America would destroy drink or drink would destroy America. It was that simple. Stopping alcohol was a patriotic duty, an act of self-defense. Stopping drink was saving the Republic from committing suicide.

To prepare himself for the fight against Demon Rum, White returned to school. He received a B.S. and an M.S. from Muskingum College and, in 1906, an LL.B. from Ohio Northern University. On graduation, he moved to Columbus to join the fight.

White found his place in the anti-alcohol fight in an organization called The Anti-Saloon League.

The Anti-Saloon League had been born in Oberlin, Ohio in 1883 as a federation of churches opposed to drink. Its top leaders were nearly all Ohio men.
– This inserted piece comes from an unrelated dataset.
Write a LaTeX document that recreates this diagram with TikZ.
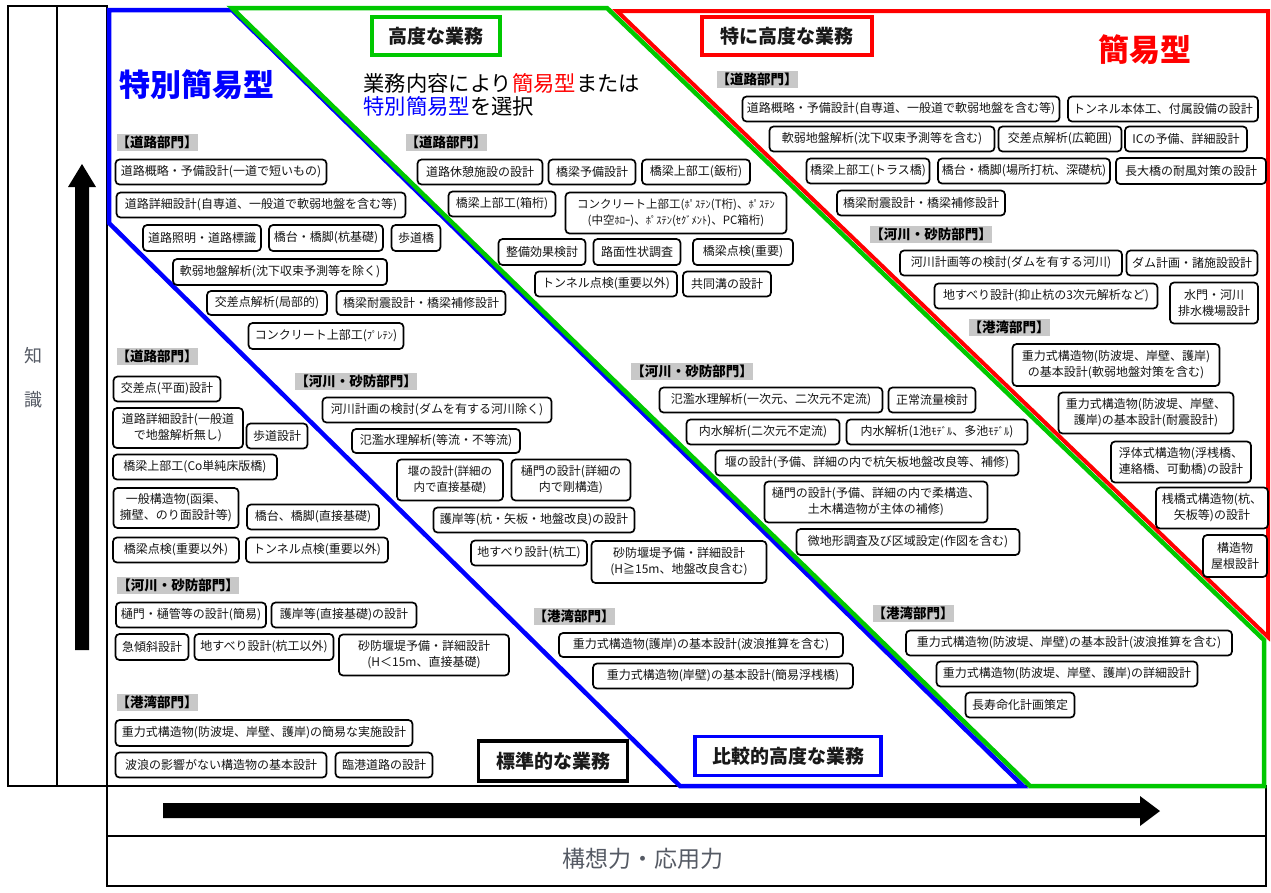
\documentclass[tikz,border=0pt]{standalone}
\usepackage{fontspec}
\setmainfont{Noto Sans CJK JP}
\definecolor{cblue}{RGB}{0,0,255}
\definecolor{cgreen}{RGB}{0,200,0}
\definecolor{cred}{RGB}{255,0,0}
\definecolor{chdr}{RGB}{200,200,200}
\definecolor{cgraytxt}{RGB}{85,90,100}
\newcommand\hkana[1]{{\fontsize{10.5}{12}\selectfont #1}}
\newcommand\tbx[7][]{\node[tbox,minimum width=#5pt,minimum height=#6pt,#1] (#2) at (#3,#4) {#7};}
\begin{document}
\begin{tikzpicture}[x=1pt,y=-1pt,
 tbox/.style={draw=black,line width=1.7pt,rounded corners=4pt,fill=white,inner sep=0pt,align=center,text=black!92,font=\fontsize{12}{16}\selectfont},
 hdr/.style={fill=chdr,inner sep=0pt,minimum height=17pt,font=\fontsize{13.5}{15}\selectfont\bfseries},
 ttl/.style={line width=3.5pt,inner sep=0pt,fill=white,text=black!90,font=\fontsize{19}{22}\selectfont\bfseries},
 frame/.style={line width=2.5pt,draw=black},
 zone/.style={line width=4.5pt,line join=miter},
 arr/.style={fill=black,draw=none}]
\useasboundingbox (0,0) rectangle (1271,892);
% frame
\draw[frame] (8,6) rectangle (107,786);
\draw[frame] (57,6) -- (57,786);
\draw[frame] (107,786) rectangle (1266,886);
\draw[frame] (107,836) -- (1266,836);
% zones
\draw[zone,cblue] (109,10) -- (232,10) -- (1023,786) -- (680,786) -- (109,223) -- cycle;
\draw[zone,cgreen] (232,8) -- (607,8) -- (1264,640) -- (1264,786) -- (1030,786) -- cycle;
\draw[zone,cred,line width=4pt] (617,11) -- (1268,11) -- (1268,637) -- cycle;
% arrows
\fill[arr] (75,650) -- (75,187) -- (68,187) -- (82,164) -- (96,187) -- (89,187) -- (89,650) -- cycle;
\fill[arr] (163,803) -- (1140,803) -- (1140,796) -- (1160,811) -- (1140,826) -- (1140,818) -- (163,818) -- cycle;
% axis labels
\node[text=cgraytxt,font=\fontsize{18}{44}\selectfont,align=center] (kn) at (33,378) {知\\識};
\node[text=cgraytxt,font=\fontsize{23}{26}\selectfont] (ko) at (643,859) {構想力・応用力};
% titles
\node[ttl,draw=cgreen,minimum width=128pt,minimum height=38pt] (tk) at (436,36) {高度な業務};
\node[ttl,draw=cred,minimum width=170pt,minimum height=38pt] (tt) at (787,36) {特に高度な業務};
\node[ttl,draw=black,minimum width=149pt,minimum height=40pt] (th) at (553,761) {標準的な業務};
\node[ttl,draw=cblue,minimum width=186pt,minimum height=39pt] (tc) at (788,756) {比較的高度な業務};
\node[text=cblue,font=\fontsize{31}{34}\selectfont\bfseries] (lt) at (197,85) {特別簡易型};
\node[text=cred,font=\fontsize{31}{34}\selectfont\bfseries] (lk) at (1145,50) {簡易型};
\node[anchor=west,align=left,font=\fontsize{21.3}{23.5}\selectfont] (ls) at (360,95) {業務内容により\textcolor{cred}{簡易型}または\\\textcolor{cblue}{特別簡易型}を選択};
% headers
\node[hdr] (h1) at (157,142) {【道路部門】};
\node[hdr] (h2) at (446,142) {【道路部門】};
\node[hdr] (h3) at (757,79) {【道路部門】};
\node[hdr] (h4) at (931,234) {【河川・砂防部門】};
\node[hdr] (h5) at (1009,327) {【港湾部門】};
\node[hdr] (h6) at (157,356) {【道路部門】};
\node[hdr] (h7) at (356,381) {【河川・砂防部門】};
\node[hdr] (h8) at (692,371) {【河川・砂防部門】};
\node[hdr] (h9) at (178,585) {【河川・砂防部門】};
\node[hdr] (h10) at (574,616) {【港湾部門】};
\node[hdr] (h11) at (913,613) {【港湾部門】};
\node[hdr] (h12) at (157,702) {【港湾部門】};
% 特別簡易型 top-left
\tbx{a1}{221}{172}{211}{25}{道路概略・予備設計(一道で短いもの)}
\tbx{a2}{261}{205}{289}{25}{道路詳細設計(自専道、一般道で軟弱地盤を含む等)}
\tbx{a3}{202}{238}{118}{26}{道路照明・道路標識}
\tbx{a4}{326}{238}{114}{26}{橋台・橋脚(杭基礎)}
\tbx{a5}{416}{238}{49}{26}{歩道橋}
\tbx{a6}{280}{272}{214}{26}{軟弱地盤解析(沈下収束予測等を除く)}
\tbx{a7}{267}{303}{120}{24}{交差点解析(局部的)}
\tbx{a8}{421}{303}{169}{24}{橋梁耐震設計・橋梁補修設計}
\tbx{a9}{326}{336}{155}{26}{コンクリート上部工(\hkana{ﾌﾟﾚﾃﾝ})}
% 標準 道路
\tbx{b1}{167}{389}{107}{25}{交差点(平面)設計}
\tbx{b2}{178}{428}{130}{40}{道路詳細設計(一般道\\で地盤解析無し)}
\tbx{b3}{277}{436}{61}{25}{歩道設計}
\tbx{b4}{195}{467}{164}{25}{橋梁上部工(Co単純床版橋)}
\tbx{b5}{176}{508}{125}{40}{一般構造物(函渠、\\擁壁、のり面設計等)}
\tbx{b6}{313}{517}{132}{25}{橋台、橋脚(直接基礎)}
\tbx{b7}{176}{550}{126}{25}{橋梁点検(重要以外)}
\tbx{b8}{317}{550}{142}{25}{トンネル点検(重要以外)}
% 標準 河川
\tbx{b9}{191}{615}{150}{25}{樋門・樋管等の設計(簡易)}
\tbx{b10}{344}{615}{145}{25}{護岸等(直接基礎)の設計}
\tbx{b11}{152}{647}{73}{26}{急傾斜設計}
\tbx{b12}{264}{647}{139}{26}{地すべり設計(杭工以外)}
\tbx{b13}{424}{655}{170}{41}{砂防堰堤予備・詳細設計\\(H＜15m、直接基礎)}
% 標準 港湾
\tbx{b14}{264}{733}{297}{26}{重力式構造物(防波堤、岸壁、護岸)の簡易な実施設計}
\tbx{b15}{221}{765}{211}{25}{波浪の影響がない構造物の基本設計}
\tbx{b16}{384}{765}{97}{25}{臨港道路の設計}
% 比較 河川
\tbx{c1}{437}{410}{229}{25}{河川計画の検討(ダムを有する河川除く)}
\tbx{c2}{436}{441}{168}{24}{氾濫水理解析(等流・不等流)}
\tbx[font=\fontsize{11.5}{16}\selectfont]{c3}{450}{480}{106}{41}{堰の設計(詳細の\\内で直接基礎)}
\tbx{c4}{571}{480}{119}{41}{樋門の設計(詳細の\\内で剛構造)}
\tbx{c5}{534}{520}{201}{25}{護岸等(杭・矢板・地盤改良)の設計}
\tbx{c6}{529}{553}{116}{25}{地すべり設計(杭工)}
\tbx{c7}{679}{562}{175}{42}{砂防堰堤予備・詳細設計\\(H≧15m、地盤改良含む)}
% 比較 港湾
\tbx{c8}{701}{645}{284}{24}{重力式構造物(護岸)の基本設計(波浪推算を含む)}
\tbx{c9}{723}{676}{260}{25}{重力式構造物(岸壁)の基本設計(簡易浮桟橋)}
% 高度 道路
\tbx{d1}{480}{172}{125}{25}{道路休憩施設の設計}
\tbx{d2}{592}{172}{87}{25}{橋梁予備設計}
\tbx{d3}{696}{172}{108}{25}{橋梁上部工(鈑桁)}
\tbx{d4}{502}{204}{107}{25}{橋梁上部工(箱桁)}
\tbx[font=\fontsize{11.5}{16}\selectfont]{d5}{676}{213}{221}{41}{コンクリート上部工(\hkana{ﾎﾟｽﾃﾝ}(T桁)、\hkana{ﾎﾟｽﾃﾝ}\\(中空\hkana{ﾎﾛｰ})、\hkana{ﾎﾟｽﾃﾝ}(\hkana{ｾｸﾞﾒﾝﾄ})、PC箱桁)}
\tbx{d6}{542}{252}{87}{26}{整備効果検討}
\tbx{d7}{637}{252}{87}{26}{路面性状調査}
\tbx{d8}{743}{252}{100}{26}{橋梁点検(重要)}
\tbx{d9}{606}{284}{142}{25}{トンネル点検(重要以外)}
\tbx{d10}{727}{284}{88}{25}{共同溝の設計}
% 高度 河川
\tbx{d11}{771}{400}{223}{25}{氾濫水理解析(一次元、二次元不定流)}
\tbx{d12}{932}{400}{87}{25}{正常流量検討}
\tbx{d13}{763}{432}{153}{25}{内水解析(二次元不定流)}
\tbx{d14}{937}{432}{181}{25}{内水解析(1池\hkana{ﾓﾃﾞﾙ}、多池\hkana{ﾓﾃﾞﾙ})}
\tbx{d15}{867}{463}{303}{25}{堰の設計(予備、詳細の内で杭矢板地盤改良等、補修)}
\tbx{d16}{876}{502}{223}{41}{樋門の設計(予備、詳細の内で柔構造、\\土木構造物が主体の補修)}
\tbx{d17}{908}{542}{223}{26}{微地形調査及び区域設定(作図を含む)}
% 高度 港湾
\tbx{d18}{1069}{643}{326}{25}{重力式構造物(防波堤、岸壁)の基本設計(波浪推算を含む)}
\tbx{d19}{1067}{674}{261}{25}{重力式構造物(防波堤、岸壁、護岸)の詳細設計}
\tbx{d20}{1020}{705}{109}{25}{長寿命化計画策定}
% 特に 道路
\tbx{e1}{901}{109}{317}{25}{道路概略・予備設計(自専道、一般道で軟弱地盤を含む等)}
\tbx{e2}{1163}{109}{190}{25}{トンネル本体工、付属設備の設計}
\tbx{e3}{882}{139}{225}{25}{軟弱地盤解析(沈下収束予測等を含む)}
\tbx{e4}{1060}{139}{123}{25}{交差点解析(広範囲)}
\tbx{e5}{1186}{139}{122}{25}{ICの予備、詳細設計}
\tbx{e6}{868}{171}{123}{25}{橋梁上部工(トラス橋)}
\tbx{e7}{1024}{171}{172}{25}{橋台・橋脚(場所打杭、深礎杭)}
\tbx{e8}{1191}{171}{150}{26}{長大橋の耐風対策の設計}
\tbx{e9}{921}{203}{168}{25}{橋梁耐震設計・橋梁補修設計}
% 特に 河川
\tbx{e10}{1011}{263}{222}{25}{河川計画等の検討(ダムを有する河川)}
\tbx{e11}{1192}{263}{131}{25}{ダム計画・諸施設設計}
\tbx{e12}{1046}{296}{223}{25}{地すべり設計(抑止杭の3次元解析など)}
\tbx{e13}{1214}{303}{88}{41}{水門・河川\\排水機場設計}
% 特に 港湾
\tbx{e14}{1116}{365}{207}{42}{重力式構造物(防波堤、岸壁、護岸)\\の基本設計(軟弱地盤対策を含む)}
\tbx{e15}{1146}{413}{175}{41}{重力式構造物(防波堤、岸壁、\\護岸)の基本設計(耐震設計)}
\tbx{e16}{1181}{462}{140}{41}{浮体式構造物(浮桟橋、\\連絡橋、可動橋)の設計}
\tbx{e17}{1212}{508}{112}{41}{桟橋式構造物(杭、\\矢板等)の設計}
\tbx{e18}{1235}{556}{64}{42}{構造物\\屋根設計}
\end{tikzpicture}
\end{document}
The A.S.L. had its national headquarters in Westerville, Ohio.

Distinct from other temperance groups, the A.S.L. organized itself like a business. A powerful national Superintendent functioned as CEO and specialized departments staffed by trained, skilled, paid, full-time personnel carried out the organization’s goals. State organizations replicated this structure. The organization recruited and promoted based on education, experience, and ability and not just ideology.

The A.S.L. derived 80-90% of its revenue from mainline Protestant churches (notably the Methodist Episcopal church) but also solicited significant contributions from businessmen like John D. Rockefeller and S.S. Kresge. Adept at fund-raising, the organization’s annual revenues rose to over a $2 million a year by the late 1910s. State chapters such as Ohio’s were themselves taking in a million dollars a year.